**PROBLEM**
Type out the complete listing below word for word, without its pictures.
____________________
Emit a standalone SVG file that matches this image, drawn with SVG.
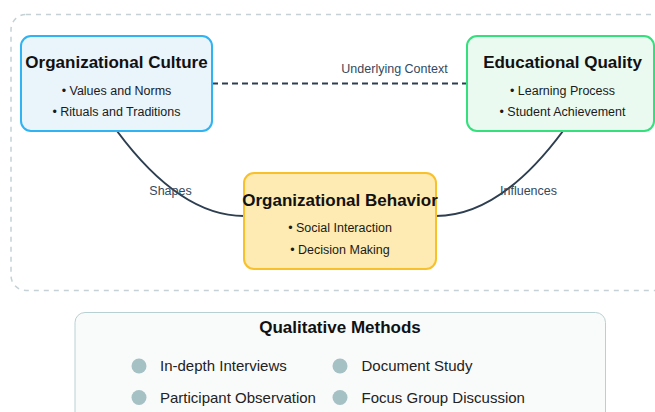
<svg xmlns="http://www.w3.org/2000/svg" width="655" height="412" viewBox="0 0 655 412">
  <style>
    text { font-family: "Liberation Sans", Arial, sans-serif; }
    .title { font-size: 17px; font-weight: bold; fill: #111; text-anchor: middle; }
    .item { font-size: 12.5px; fill: #1a1a1a; text-anchor: middle; }
    .label { font-size: 12.5px; fill: #34495e; text-anchor: middle; }
    .link { fill: none; stroke: #2c3e50; stroke-width: 2; }
    .method { font-size: 15px; fill: #222; }
    .dot { fill: #a5c1c4; }
  </style>

  <rect width="655" height="412" fill="#ffffff"/>

  <!-- framework container -->
  <rect x="11" y="14.5" width="670" height="276" rx="15" fill="none" stroke="#c5d1d4" stroke-width="1.5" stroke-dasharray="5,5"/>

  <!-- connectors -->
  <g id="connectors">
    <path class="link" d="M212,83.5 L467,83.5" stroke-dasharray="6,4"/>
    <path class="link" d="M117,131 Q180,216 244,216"/>
    <path class="link" d="M563,131 Q500,216 436,216"/>
    <text class="label" x="394.5" y="73">Underlying Context</text>
    <text class="label" x="170.5" y="195">Shapes</text>
    <text class="label" x="528.5" y="195">Influences</text>
  </g>

  <g id="organizational-culture">
    <rect x="21" y="36" width="191" height="95" rx="10" fill="#eaf4fb" stroke="#2fb3f2" stroke-width="2"/>
    <text class="title" x="116.5" y="68">Organizational Culture</text>
    <text class="item" x="116.5" y="94.5">• Values and Norms</text>
    <text class="item" x="116.5" y="116">• Rituals and Traditions</text>
  </g>

  <g id="educational-quality">
    <rect x="467" y="36" width="187" height="95" rx="10" fill="#eafaf1" stroke="#33e07c" stroke-width="2"/>
    <text class="title" x="562.5" y="68">Educational Quality</text>
    <text class="item" x="562.5" y="94.5">• Learning Process</text>
    <text class="item" x="562.5" y="116">• Student Achievement</text>
  </g>

  <g id="organizational-behavior">
    <rect x="244" y="173" width="192" height="96" rx="10" fill="#fdebb3" stroke="#f8c12c" stroke-width="2"/>
    <text class="title" x="340" y="205.5">Organizational Behavior</text>
    <text class="item" x="340" y="232">• Social Interaction</text>
    <text class="item" x="340" y="253.5">• Decision Making</text>
  </g>

  <g id="qualitative-methods">
    <rect x="75" y="312.5" width="530.5" height="110" rx="10" fill="#f9fafa" stroke="#b9d0d2" stroke-width="1"/>
    <text class="title" x="340" y="333">Qualitative Methods</text>
    <circle class="dot" cx="139" cy="366" r="7.5"/>
    <text class="method" x="160" y="371">In-depth Interviews</text>
    <circle class="dot" cx="340" cy="366" r="7.5"/>
    <text class="method" x="361.5" y="371">Document Study</text>
    <circle class="dot" cx="139" cy="397.5" r="7.5"/>
    <text class="method" x="160" y="403">Participant Observation</text>
    <circle class="dot" cx="340" cy="397.5" r="7.5"/>
    <text class="method" x="361.5" y="403">Focus Group Discussion</text>
  </g>
</svg>
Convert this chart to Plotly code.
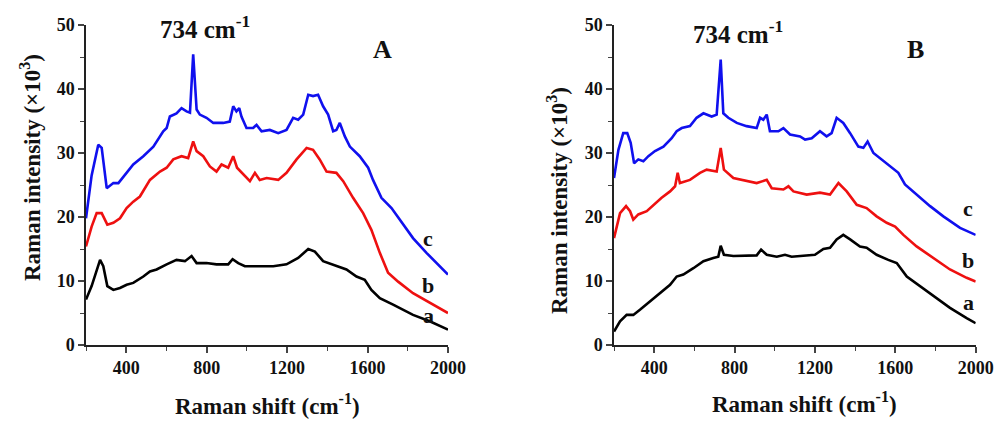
____________________
**THE RESULT**
Emit a standalone SVG file that matches this image, drawn with SVG.
<svg xmlns="http://www.w3.org/2000/svg" width="655" height="412" viewBox="0 0 655 412">
  <style>
    text { font-family: "Liberation Sans", Arial, sans-serif; }
    .title { font-size: 17px; font-weight: bold; fill: #111; text-anchor: middle; }
    .item { font-size: 12.5px; fill: #1a1a1a; text-anchor: middle; }
    .label { font-size: 12.5px; fill: #34495e; text-anchor: middle; }
    .link { fill: none; stroke: #2c3e50; stroke-width: 2; }
    .method { font-size: 15px; fill: #222; }
    .dot { fill: #a5c1c4; }
  </style>

  <rect width="655" height="412" fill="#ffffff"/>

  <!-- framework container -->
  <rect x="11" y="14.5" width="670" height="276" rx="15" fill="none" stroke="#c5d1d4" stroke-width="1.5" stroke-dasharray="5,5"/>

  <!-- connectors -->
  <g id="connectors">
    <path class="link" d="M212,83.5 L467,83.5" stroke-dasharray="6,4"/>
    <path class="link" d="M117,131 Q180,216 244,216"/>
    <path class="link" d="M563,131 Q500,216 436,216"/>
    <text class="label" x="394.5" y="73">Underlying Context</text>
    <text class="label" x="170.5" y="195">Shapes</text>
    <text class="label" x="528.5" y="195">Influences</text>
  </g>

  <g id="organizational-culture">
    <rect x="21" y="36" width="191" height="95" rx="10" fill="#eaf4fb" stroke="#2fb3f2" stroke-width="2"/>
    <text class="title" x="116.5" y="68">Organizational Culture</text>
    <text class="item" x="116.5" y="94.5">• Values and Norms</text>
    <text class="item" x="116.5" y="116">• Rituals and Traditions</text>
  </g>

  <g id="educational-quality">
    <rect x="467" y="36" width="187" height="95" rx="10" fill="#eafaf1" stroke="#33e07c" stroke-width="2"/>
    <text class="title" x="562.5" y="68">Educational Quality</text>
    <text class="item" x="562.5" y="94.5">• Learning Process</text>
    <text class="item" x="562.5" y="116">• Student Achievement</text>
  </g>

  <g id="organizational-behavior">
    <rect x="244" y="173" width="192" height="96" rx="10" fill="#fdebb3" stroke="#f8c12c" stroke-width="2"/>
    <text class="title" x="340" y="205.5">Organizational Behavior</text>
    <text class="item" x="340" y="232">• Social Interaction</text>
    <text class="item" x="340" y="253.5">• Decision Making</text>
  </g>

  <g id="qualitative-methods">
    <rect x="75" y="312.5" width="530.5" height="110" rx="10" fill="#f9fafa" stroke="#b9d0d2" stroke-width="1"/>
    <text class="title" x="340" y="333">Qualitative Methods</text>
    <circle class="dot" cx="139" cy="366" r="7.5"/>
    <text class="method" x="160" y="371">In-depth Interviews</text>
    <circle class="dot" cx="340" cy="366" r="7.5"/>
    <text class="method" x="361.5" y="371">Document Study</text>
    <circle class="dot" cx="139" cy="397.5" r="7.5"/>
    <text class="method" x="160" y="403">Participant Observation</text>
    <circle class="dot" cx="340" cy="397.5" r="7.5"/>
    <text class="method" x="361.5" y="403">Focus Group Discussion</text>
  </g>
</svg>
Convert this chart to Plotly code.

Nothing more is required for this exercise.